Collected material:
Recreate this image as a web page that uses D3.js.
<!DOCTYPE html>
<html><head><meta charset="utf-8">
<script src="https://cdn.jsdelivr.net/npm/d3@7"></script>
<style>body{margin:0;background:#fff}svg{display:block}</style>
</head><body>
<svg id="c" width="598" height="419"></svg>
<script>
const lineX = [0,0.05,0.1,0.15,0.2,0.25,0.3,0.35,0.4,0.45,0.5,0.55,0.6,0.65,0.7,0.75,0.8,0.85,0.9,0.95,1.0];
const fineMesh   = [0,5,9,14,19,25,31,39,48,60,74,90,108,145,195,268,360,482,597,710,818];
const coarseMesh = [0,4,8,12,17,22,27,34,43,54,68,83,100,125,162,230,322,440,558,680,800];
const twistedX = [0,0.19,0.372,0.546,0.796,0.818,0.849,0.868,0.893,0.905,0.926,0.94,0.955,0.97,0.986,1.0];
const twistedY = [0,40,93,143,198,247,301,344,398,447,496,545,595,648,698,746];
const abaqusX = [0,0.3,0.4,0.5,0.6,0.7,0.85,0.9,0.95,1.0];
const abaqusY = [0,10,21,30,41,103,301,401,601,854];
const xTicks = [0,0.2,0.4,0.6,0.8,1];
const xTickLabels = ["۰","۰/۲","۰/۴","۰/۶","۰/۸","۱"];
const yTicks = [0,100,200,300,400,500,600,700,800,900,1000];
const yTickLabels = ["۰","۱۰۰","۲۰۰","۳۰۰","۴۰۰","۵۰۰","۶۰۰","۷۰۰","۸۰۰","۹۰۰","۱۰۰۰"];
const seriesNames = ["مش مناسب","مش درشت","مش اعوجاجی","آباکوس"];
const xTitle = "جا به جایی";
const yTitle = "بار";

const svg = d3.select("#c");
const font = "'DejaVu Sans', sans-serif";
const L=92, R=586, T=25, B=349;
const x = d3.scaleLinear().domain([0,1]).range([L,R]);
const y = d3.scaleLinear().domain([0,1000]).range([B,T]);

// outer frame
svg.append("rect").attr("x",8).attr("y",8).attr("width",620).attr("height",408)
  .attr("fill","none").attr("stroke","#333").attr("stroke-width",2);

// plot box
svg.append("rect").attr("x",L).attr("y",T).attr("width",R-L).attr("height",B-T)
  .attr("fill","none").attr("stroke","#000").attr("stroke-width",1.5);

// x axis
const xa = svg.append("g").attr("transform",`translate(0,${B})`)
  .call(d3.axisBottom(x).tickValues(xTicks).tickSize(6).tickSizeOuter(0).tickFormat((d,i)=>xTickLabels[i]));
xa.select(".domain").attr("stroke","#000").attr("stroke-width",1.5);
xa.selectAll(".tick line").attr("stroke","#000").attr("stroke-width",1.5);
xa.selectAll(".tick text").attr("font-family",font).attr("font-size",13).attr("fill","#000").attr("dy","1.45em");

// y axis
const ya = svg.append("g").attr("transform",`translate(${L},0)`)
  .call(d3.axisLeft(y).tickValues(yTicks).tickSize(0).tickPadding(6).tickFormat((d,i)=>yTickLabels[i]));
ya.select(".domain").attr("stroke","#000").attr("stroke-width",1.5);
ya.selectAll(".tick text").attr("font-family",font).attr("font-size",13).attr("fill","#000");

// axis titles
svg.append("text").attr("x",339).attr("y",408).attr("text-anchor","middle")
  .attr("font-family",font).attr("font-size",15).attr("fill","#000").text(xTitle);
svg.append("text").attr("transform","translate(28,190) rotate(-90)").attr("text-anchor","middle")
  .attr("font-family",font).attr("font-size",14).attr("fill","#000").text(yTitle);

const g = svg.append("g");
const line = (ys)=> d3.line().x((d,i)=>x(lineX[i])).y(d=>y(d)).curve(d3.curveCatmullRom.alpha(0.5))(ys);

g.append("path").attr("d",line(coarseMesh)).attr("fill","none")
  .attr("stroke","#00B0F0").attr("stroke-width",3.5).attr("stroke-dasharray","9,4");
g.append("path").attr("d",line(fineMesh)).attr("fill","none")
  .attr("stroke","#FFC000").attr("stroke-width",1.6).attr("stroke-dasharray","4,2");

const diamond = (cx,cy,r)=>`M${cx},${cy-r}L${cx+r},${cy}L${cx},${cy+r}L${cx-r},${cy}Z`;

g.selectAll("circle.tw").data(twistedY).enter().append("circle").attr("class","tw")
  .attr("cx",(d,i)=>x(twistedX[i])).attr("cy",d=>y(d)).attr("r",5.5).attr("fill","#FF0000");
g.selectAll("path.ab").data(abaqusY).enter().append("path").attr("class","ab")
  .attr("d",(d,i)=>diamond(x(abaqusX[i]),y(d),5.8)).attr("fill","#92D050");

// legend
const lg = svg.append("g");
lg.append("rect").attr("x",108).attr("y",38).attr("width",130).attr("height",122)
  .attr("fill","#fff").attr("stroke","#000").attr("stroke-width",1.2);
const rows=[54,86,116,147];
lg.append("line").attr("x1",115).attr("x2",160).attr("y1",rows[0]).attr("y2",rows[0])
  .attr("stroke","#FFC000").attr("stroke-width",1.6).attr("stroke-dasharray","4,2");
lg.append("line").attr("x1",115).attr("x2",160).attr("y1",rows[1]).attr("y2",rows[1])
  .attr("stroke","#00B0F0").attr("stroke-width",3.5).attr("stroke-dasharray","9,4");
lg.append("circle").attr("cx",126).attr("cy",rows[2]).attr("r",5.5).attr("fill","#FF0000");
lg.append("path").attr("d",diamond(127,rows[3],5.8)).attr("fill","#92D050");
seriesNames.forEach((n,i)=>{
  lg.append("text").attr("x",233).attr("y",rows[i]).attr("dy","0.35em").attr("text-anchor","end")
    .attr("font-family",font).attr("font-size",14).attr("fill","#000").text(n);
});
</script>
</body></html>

What the task requires: Every line of the material must be returned exactly as it appears.

Complete response:
Recreate this image as a web page that uses D3.js.
<!DOCTYPE html>
<html><head><meta charset="utf-8">
<script src="https://cdn.jsdelivr.net/npm/d3@7"></script>
<style>body{margin:0;background:#fff}svg{display:block}</style>
</head><body>
<svg id="c" width="598" height="419"></svg>
<script>
const lineX = [0,0.05,0.1,0.15,0.2,0.25,0.3,0.35,0.4,0.45,0.5,0.55,0.6,0.65,0.7,0.75,0.8,0.85,0.9,0.95,1.0];
const fineMesh   = [0,5,9,14,19,25,31,39,48,60,74,90,108,145,195,268,360,482,597,710,818];
const coarseMesh = [0,4,8,12,17,22,27,34,43,54,68,83,100,125,162,230,322,440,558,680,800];
const twistedX = [0,0.19,0.372,0.546,0.796,0.818,0.849,0.868,0.893,0.905,0.926,0.94,0.955,0.97,0.986,1.0];
const twistedY = [0,40,93,143,198,247,301,344,398,447,496,545,595,648,698,746];
const abaqusX = [0,0.3,0.4,0.5,0.6,0.7,0.85,0.9,0.95,1.0];
const abaqusY = [0,10,21,30,41,103,301,401,601,854];
const xTicks = [0,0.2,0.4,0.6,0.8,1];
const xTickLabels = ["۰","۰/۲","۰/۴","۰/۶","۰/۸","۱"];
const yTicks = [0,100,200,300,400,500,600,700,800,900,1000];
const yTickLabels = ["۰","۱۰۰","۲۰۰","۳۰۰","۴۰۰","۵۰۰","۶۰۰","۷۰۰","۸۰۰","۹۰۰","۱۰۰۰"];
const seriesNames = ["مش مناسب","مش درشت","مش اعوجاجی","آباکوس"];
const xTitle = "جا به جایی";
const yTitle = "بار";

const svg = d3.select("#c");
const font = "'DejaVu Sans', sans-serif";
const L=92, R=586, T=25, B=349;
const x = d3.scaleLinear().domain([0,1]).range([L,R]);
const y = d3.scaleLinear().domain([0,1000]).range([B,T]);

// outer frame
svg.append("rect").attr("x",8).attr("y",8).attr("width",620).attr("height",408)
  .attr("fill","none").attr("stroke","#333").attr("stroke-width",2);

// plot box
svg.append("rect").attr("x",L).attr("y",T).attr("width",R-L).attr("height",B-T)
  .attr("fill","none").attr("stroke","#000").attr("stroke-width",1.5);

// x axis
const xa = svg.append("g").attr("transform",`translate(0,${B})`)
  .call(d3.axisBottom(x).tickValues(xTicks).tickSize(6).tickSizeOuter(0).tickFormat((d,i)=>xTickLabels[i]));
xa.select(".domain").attr("stroke","#000").attr("stroke-width",1.5);
xa.selectAll(".tick line").attr("stroke","#000").attr("stroke-width",1.5);
xa.selectAll(".tick text").attr("font-family",font).attr("font-size",13).attr("fill","#000").attr("dy","1.45em");

// y axis
const ya = svg.append("g").attr("transform",`translate(${L},0)`)
  .call(d3.axisLeft(y).tickValues(yTicks).tickSize(0).tickPadding(6).tickFormat((d,i)=>yTickLabels[i]));
ya.select(".domain").attr("stroke","#000").attr("stroke-width",1.5);
ya.selectAll(".tick text").attr("font-family",font).attr("font-size",13).attr("fill","#000");

// axis titles
svg.append("text").attr("x",339).attr("y",408).attr("text-anchor","middle")
  .attr("font-family",font).attr("font-size",15).attr("fill","#000").text(xTitle);
svg.append("text").attr("transform","translate(28,190) rotate(-90)").attr("text-anchor","middle")
  .attr("font-family",font).attr("font-size",14).attr("fill","#000").text(yTitle);

const g = svg.append("g");
const line = (ys)=> d3.line().x((d,i)=>x(lineX[i])).y(d=>y(d)).curve(d3.curveCatmullRom.alpha(0.5))(ys);

g.append("path").attr("d",line(coarseMesh)).attr("fill","none")
  .attr("stroke","#00B0F0").attr("stroke-width",3.5).attr("stroke-dasharray","9,4");
g.append("path").attr("d",line(fineMesh)).attr("fill","none")
  .attr("stroke","#FFC000").attr("stroke-width",1.6).attr("stroke-dasharray","4,2");

const diamond = (cx,cy,r)=>`M${cx},${cy-r}L${cx+r},${cy}L${cx},${cy+r}L${cx-r},${cy}Z`;

g.selectAll("circle.tw").data(twistedY).enter().append("circle").attr("class","tw")
  .attr("cx",(d,i)=>x(twistedX[i])).attr("cy",d=>y(d)).attr("r",5.5).attr("fill","#FF0000");
g.selectAll("path.ab").data(abaqusY).enter().append("path").attr("class","ab")
  .attr("d",(d,i)=>diamond(x(abaqusX[i]),y(d),5.8)).attr("fill","#92D050");

// legend
const lg = svg.append("g");
lg.append("rect").attr("x",108).attr("y",38).attr("width",130).attr("height",122)
  .attr("fill","#fff").attr("stroke","#000").attr("stroke-width",1.2);
const rows=[54,86,116,147];
lg.append("line").attr("x1",115).attr("x2",160).attr("y1",rows[0]).attr("y2",rows[0])
  .attr("stroke","#FFC000").attr("stroke-width",1.6).attr("stroke-dasharray","4,2");
lg.append("line").attr("x1",115).attr("x2",160).attr("y1",rows[1]).attr("y2",rows[1])
  .attr("stroke","#00B0F0").attr("stroke-width",3.5).attr("stroke-dasharray","9,4");
lg.append("circle").attr("cx",126).attr("cy",rows[2]).attr("r",5.5).attr("fill","#FF0000");
lg.append("path").attr("d",diamond(127,rows[3],5.8)).attr("fill","#92D050");
seriesNames.forEach((n,i)=>{
  lg.append("text").attr("x",233).attr("y",rows[i]).attr("dy","0.35em").attr("text-anchor","end")
    .attr("font-family",font).attr("font-size",14).attr("fill","#000").text(n);
});
</script>
</body></html>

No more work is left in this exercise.